On Tuesday the Government launched a consultation on 'Dangerous Dogs' with a fanfare of media coverage about a 12 fold increase in dog fighting and a rising number of dog attacks on postal workers. These issues may, as Ministers suggest, be of growing public concern, but some of the 'solutions' proposed in the consultation bare little, if any, relation to the problems they are supposed to address.
The first problem is that despite the consultation supposedly being on 'Dangerous Dogs' the most fundamental proposals actually affect all dogs and all dog ownership. The consultation suggests that all dogs should be chipped, and that all dogs should have third party liability insurance. This is a classic example of the Government identifying a problem (i.e. reading about it in the tabloids) and then promoting 'eye-catching' solutions which would not actually address the original problem. We all know that the last people who will ever have their dogs micro-chipped or insure them are those who own dogs to fight them or use them as weapons or to intimidate. The burden of these proposals will fall not on those who are a problem, but on those who are no problem at all. Law abiding dog owners whose dogs never pose a threat to anyone will pay millions of pound to chip and insure their dogs whilst the owners of problem dogs continue to ignore the law.

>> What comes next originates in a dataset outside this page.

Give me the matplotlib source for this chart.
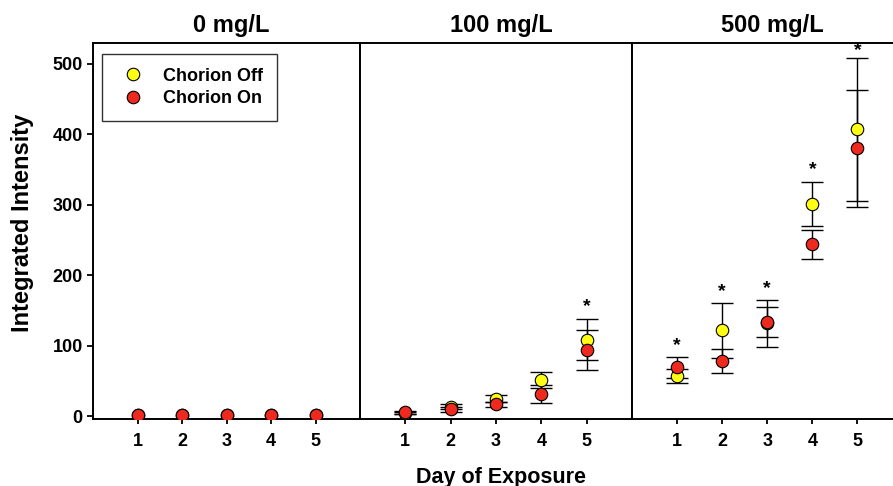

In fact the consultation makes this point itself when it reviews the current legislative framework for dangerous dogs. The Dangerous Dogs Act was amended in 1997 to add a provision for an Index of Exempted Dogs which is essentially a database of dogs of a type prohibited by the Act, which have a stay of execution called a Contingent Destruction Order conditional on a series of requirements from micro-chipping to muzzling. A rapidly growing number of dogs on the Index are not having their third party liability renewed which Defra says is: "indicative that some of the other requirements (muzzled and on a lead in the charge of someone over 16 years old at all times when in a public place) are not being adhered to either". So the Government accepts that a sizeable proportion of those who have already been identified as owning dangerous dogs are ignoring the explicit restrictions put on them. What hope is there that these sort of people are going to comply with new rules on micro-chipping and insurance?
There are amendments that could be made to improve the current legislation, but in the end dangerous dogs are a social problem in exactly the same way as illegal firearms and knife crime. The solution, beyond dealing with the socio-economic problems that create the problem, is effective enforcement in all communities from urban areas where gang culture dominates, to the travelling community. Just last year Defra said that "legislation was sound" in relation to dangerous dogs, but that "more needed to be done to raise awareness of the law and improve enforcement". What cannot be justified are new regulations that will be ignored by the owners of problem dogs, and only enforced on those owners of harmless dogs who are unknowingly in breach of them.